Frequently Asked Questions
What is the relationship between wavelength and frequency?
They are inversely related through c = λf (speed of light = wavelength × frequency). As wavelength increases, frequency decreases proportionally. The speed of light in vacuum is constant at 299,792,458 m/s.
What is the visible light wavelength range?
Visible light spans 380-700 nm: violet (380-450nm), blue (450-485nm), green (500-565nm), yellow (565-590nm), orange (590-625nm), and red (625-700nm). This is less than 0.004% of the full electromagnetic spectrum.
How do I convert nanometers to frequency?
Use f = c/λ. Convert nm to meters (divide by 10⁹), then divide 3×10⁸ by the result. Example: 500 nm = 5×10⁻⁷ m → f = 3×10⁸ ÷ 5×10⁻⁷ = 6×10¹⁴ Hz = 600 THz.
What is a nanometer?
A nanometer (nm) is 10⁻⁹ meters — one billionth of a meter. It's the standard unit for light wavelengths and atomic-scale measurements. A human hair is about 80,000 nm wide. Semiconductor chips are manufactured at nodes of 3-7 nm.
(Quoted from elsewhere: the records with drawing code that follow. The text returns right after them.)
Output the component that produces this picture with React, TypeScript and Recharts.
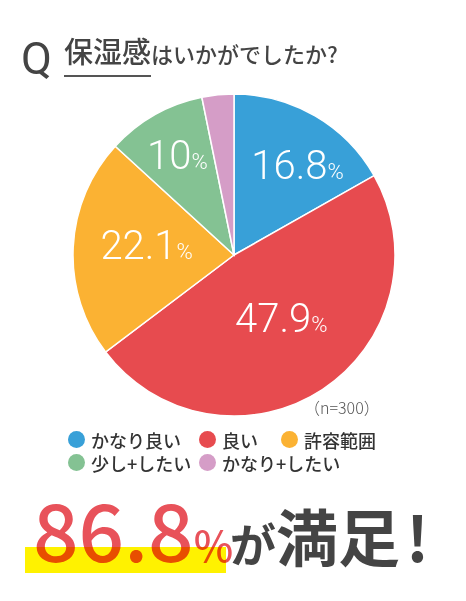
import React from 'react';
import { PieChart, Pie, Cell } from 'recharts';

document.body.style.margin = '0';

const categories = ['かなり良い', '良い', '許容範囲', '少し+したい', 'かなり+したい'];
const shares = [16.8, 47.9, 22.1, 10, 3.2];
const shownLabels = ['16.8', '47.9', '22.1', '10', ''];
const colors = ['#38A0D8', '#E74B4F', '#FBB233', '#84C293', '#D59DC7'];

// label placement tweaks (radius px, angle nudge deg)
const labelRadius = [110, 79, 88, 115, 0];
const labelNudge = [-5, 3.4, -4, 0, 0];

const chartData = categories.map((name, i) => ({ name, value: shares[i] }));

const RADIAN = Math.PI / 180;
const numFont = 'Roboto, "Noto Sans", sans-serif';
const jpFont = '"Noto Sans CJK JP", "Noto Sans", sans-serif';

function SliceLabel(props: any) {
  const { cx, cy, midAngle, index } = props;
  const text = shownLabels[index];
  if (!text) return null;
  const a = (midAngle + labelNudge[index]) * RADIAN;
  const r = labelRadius[index];
  const x = cx + r * Math.cos(-a);
  const y = cy + r * Math.sin(-a);
  return (
    <text
      x={x}
      y={y + 14}
      textAnchor="middle"
      fill="#fff"
      fontFamily={numFont}
      fontWeight={300}
      fontSize={40}
    >
      {text}
      <tspan fontSize={22}>%</tspan>
    </text>
  );
}

export default function App() {
  return (
    <div style={{ position: 'relative', width: 466, height: 601, background: '#fff', overflow: 'hidden' }}>
      {/* title */}
      <div
        style={{
          position: 'absolute',
          left: 21,
          top: 36,
          fontFamily: numFont,
          fontWeight: 400,
          fontSize: 45,
          color: '#444',
          lineHeight: 1,
        }}
      >
        Q
      </div>
      <div
        style={{
          position: 'absolute',
          left: 64,
          top: 36,
          fontFamily: jpFont,
          color: '#444',
          fontWeight: 500,
          whiteSpace: 'nowrap',
          lineHeight: 1,
        }}
      >
        <span style={{ fontSize: 29, borderBottom: '2px solid #555', paddingBottom: 4 }}>保湿感</span>
        <span style={{ fontSize: 22 }}>はいかがでしたか?</span>
      </div>

      <div style={{ position: 'absolute', left: 0, top: 0 }}>
        <PieChart width={466} height={601} margin={{ top: 0, right: 0, bottom: 0, left: 0 }}>
          <Pie
            data={chartData}
            dataKey="value"
            nameKey="name"
            cx={234}
            cy={255}
            outerRadius={161}
            startAngle={90}
            endAngle={-270}
            stroke="#fff"
            strokeWidth={1.5}
            labelLine={false}
            label={SliceLabel}
            isAnimationActive={false}
          >
            {chartData.map((d, i) => (
              <Cell key={d.name} fill={colors[i]} />
            ))}
          </Pie>
        </PieChart>
      </div>

      <div
        style={{
          position: 'absolute',
          left: 304,
          top: 399,
          fontFamily: jpFont,
          fontWeight: 300,
          fontSize: 16,
          color: '#555',
          lineHeight: 1,
        }}
      >
        （n=300）
      </div>

      {/* legend */}
      <div style={{ position: 'absolute', left: 68, top: 428, width: 380, fontFamily: jpFont, fontWeight: 500, color: '#333', fontSize: 18, lineHeight: 1 }}>
        {[[0, 1, 2], [3, 4]].map((row, ri) => (
          <div key={ri} style={{ display: 'flex', height: 23, alignItems: 'center' }}>
            {row.map((i) => (
              <div key={i} style={{ display: 'flex', alignItems: 'center', width: i % 3 === 0 ? 131 : i === 1 ? 82 : 160 }}>
                <span style={{ width: 17, height: 17, borderRadius: '50%', background: colors[i], marginRight: 6, flexShrink: 0 }} />
                <span style={{ whiteSpace: 'nowrap' }}>{categories[i]}</span>
              </div>
            ))}
          </div>
        ))}
      </div>

      {/* footer */}
      <svg width={466} height={141} style={{ position: 'absolute', left: 0, top: 460 }}>
        <rect x={25} y={87} width={201} height={26} fill="#FFF200" />
        <text x={33} y={102} fontFamily={jpFont} fontWeight={500} fill="#E8525A" style={{ mixBlendMode: 'multiply' }}>
          <tspan fontSize={80}>86.8</tspan>
          <tspan fontSize={42}>%</tspan>
        </text>
        <text x={230} y={102} fontFamily={jpFont} fontWeight={700} fill="#444">
          <tspan fontSize={46}>が</tspan>
          <tspan fontSize={62}>満足</tspan>
          <tspan fontSize={62} dx={6}>!</tspan>
        </text>
      </svg>
    </div>
  );
}
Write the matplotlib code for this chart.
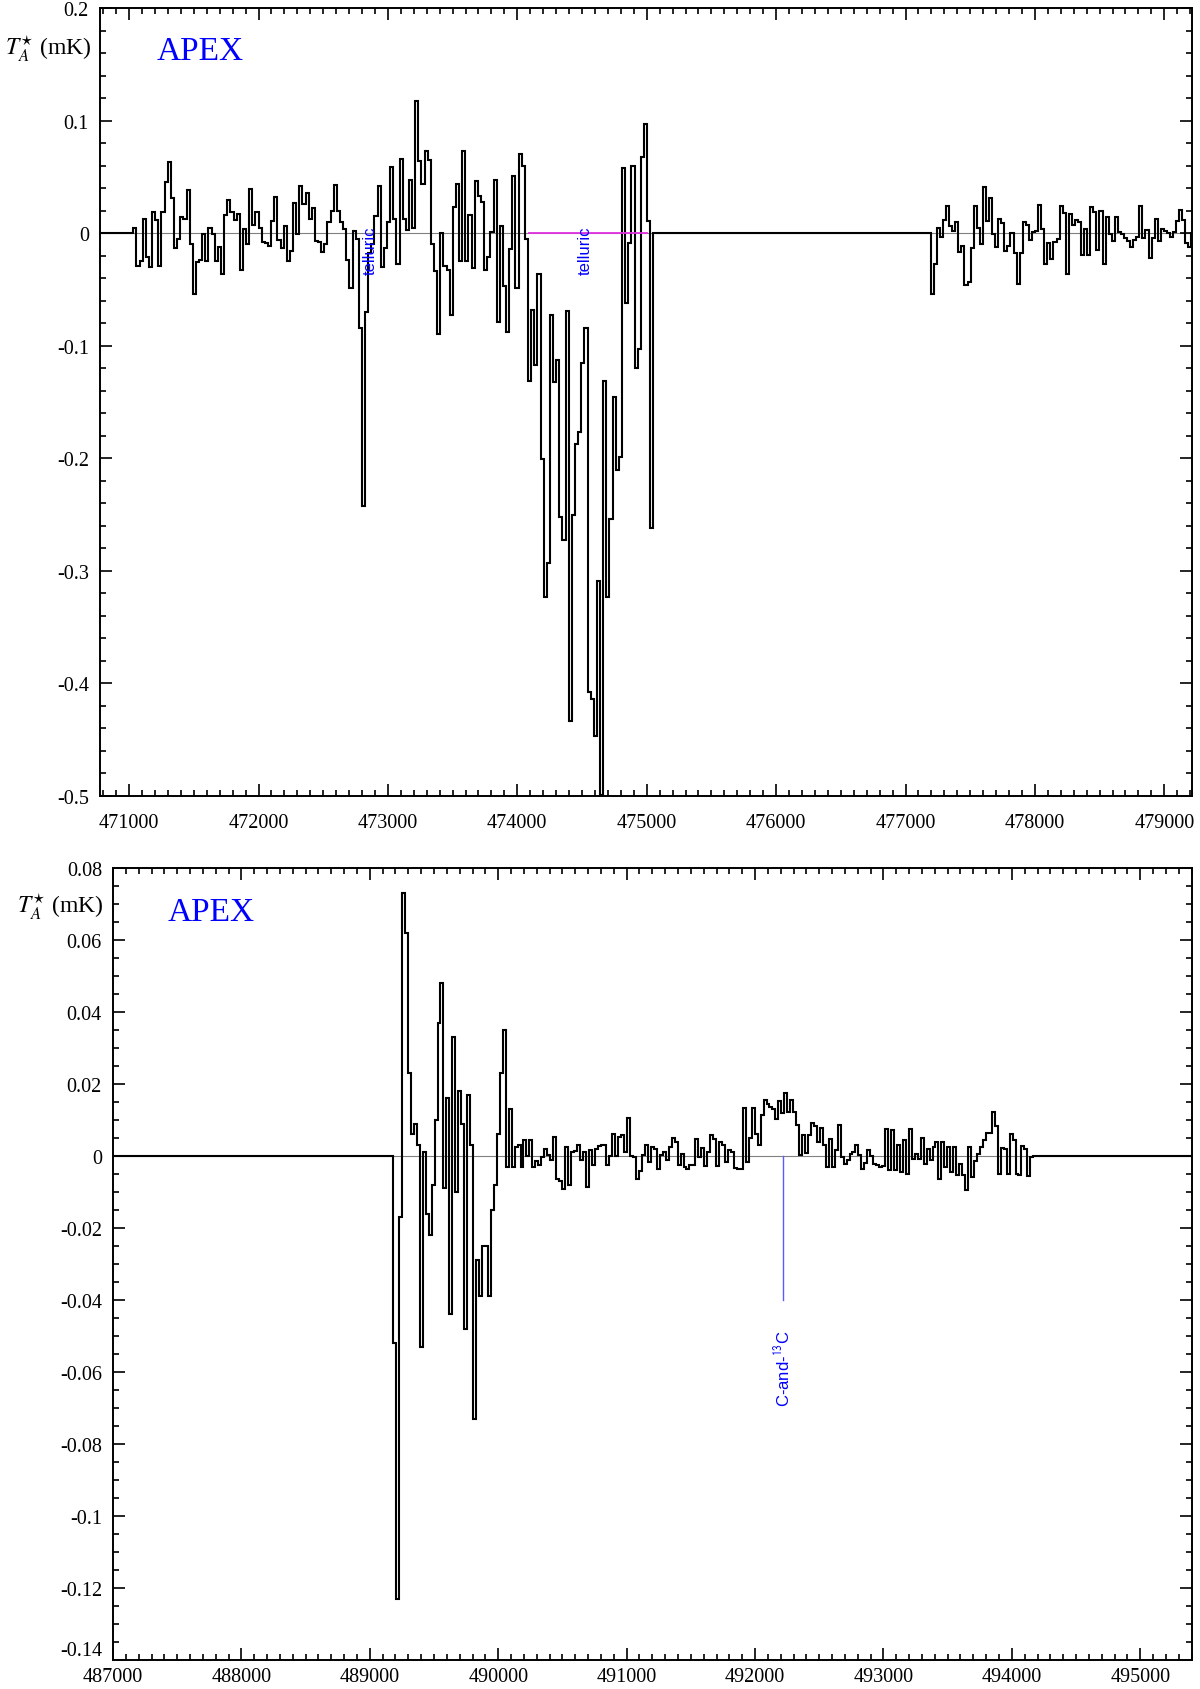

What determines the color of light?
Color is determined by wavelength. The eye has three types of cone cells sensitive to different ranges. Single wavelengths produce spectral colors. Perceived colors like magenta result from the brain combining multiple wavelength inputs.
How is wavelength used in fiber optics?
Fiber optic networks use 1310nm and 1550nm wavelengths where glass has minimum loss. DWDM multiplexes many wavelengths in a single fiber, each carrying separate data. This enables terabits-per-second capacity on the internet backbone.
Why do shorter wavelengths have more energy?
Photon energy E = hc/λ — energy is inversely proportional to wavelength. Shorter wavelengths (UV, X-rays, gamma) carry enough energy to ionize atoms, which is why they are biologically dangerous. Longer wavelengths (IR, radio) are low-energy and harmless.
Does wavelength change in different materials?
Yes. In denser media (glass, water), light slows down and wavelength shortens by the refractive index factor. Frequency stays the same. For example, in glass (n≈1.5), 600nm light becomes 400nm wavelength while maintaining the same frequency.